The Cubs were in the midst of a mid-season bullpen make over, highlighted by the trades of Carlos Marmol and Scott Feldman.  The Cubs were adding power arms with a recent history of control issues, like Henry Rodruiguez from the Nationals and Jake Arrieta & Pedro Strop of the Orioles.

So it was odd that the Cubs designated for assignment Rodruiguez after just five appearances in order to claim and activate off waivers former Giant outfielder Cole Gillespie.

Rodriguez, 26, pitched 5 games for the Cubs. His record was 0-0 in 4 IP, giving up 6 hits, 4 runs, 2 earned runs, 4.50 ERA, 2.500 WHIP. For 2013, his record was 0-1, 4.09 ERA, 1.818 WHIP in 22 games. He was actually worse with the Cubs than the Nationals.

So the Cubs cut Rodriguez in order to continue the Iowa pitching shuffle, with Michael Bowden replacing Brooks Raley.

Gillespie is a 29 year old outfielder who only played in three games for the Giants this season. He batted .000. He had a negative 0.3 WAR. In the minors, he hit .277, 9 HR, 31 RBI. He was an average fielder. He does not project as a prospect or an everyday player.

The Cubs have plenty of AAA outfielders on the roster already. Why add another one?

One thing Ryan Sweeney, Brian Bogusevic, Nate Schierholtz and Gillespie have in common are they are tall, lanky, non-speedy bench to AAA outfielders. It seems Hoyer likes to collect these type of players like former general manager Jim Hendry collected scrappy but no good second basemen.

Gillespie is not the future for the Cubs team. Most would consider him not even a bench warmer. It was not that the Cubs needed an outfielder to replace someone with an injury. It is not even necessary to add an outfielder if the team is on the cusp of trading a starting outfielder.

It also means that the front office has no confidence in any of the Iowa outfield corps: Jae-Hoon Ha, AWOL Brett Jackson, Darnell McDonald or Ty Wright.

It also shows that the Cubs coaching staff could not correct Rodriguez's mechanics or mental aspect of the game because he was worse with the Cubs than with his prior team.  If the Cubs continue to gather discarded pitchers with control problems but cannot fix them, what is the point in that futile exercise?

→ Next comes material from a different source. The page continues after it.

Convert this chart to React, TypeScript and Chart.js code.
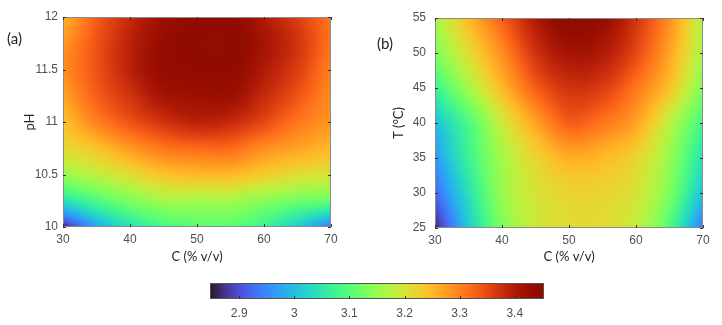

Does it indict pitching coach Chris Bosio skills? Adding a line of broken pitchers to the bullpen is not going to win games for the team.

But what these transactions do show is that the Cubs management still wants to sit on the fence to push off the idea of being a good team as long as possible. After the Cardinal series split, the team is a surprising 42-51 .452 15 GB. This projects to a 73 win team, or a 12 win improvement over last season.

This season's success was built upon the quality starting pitching which the team wants to dismantle by the trading deadline. Ownership is more fixated on real estate development projects than baseball. And management is more fixated on gathering up more prospects and journeymen projects than building a competitive baseball team right now.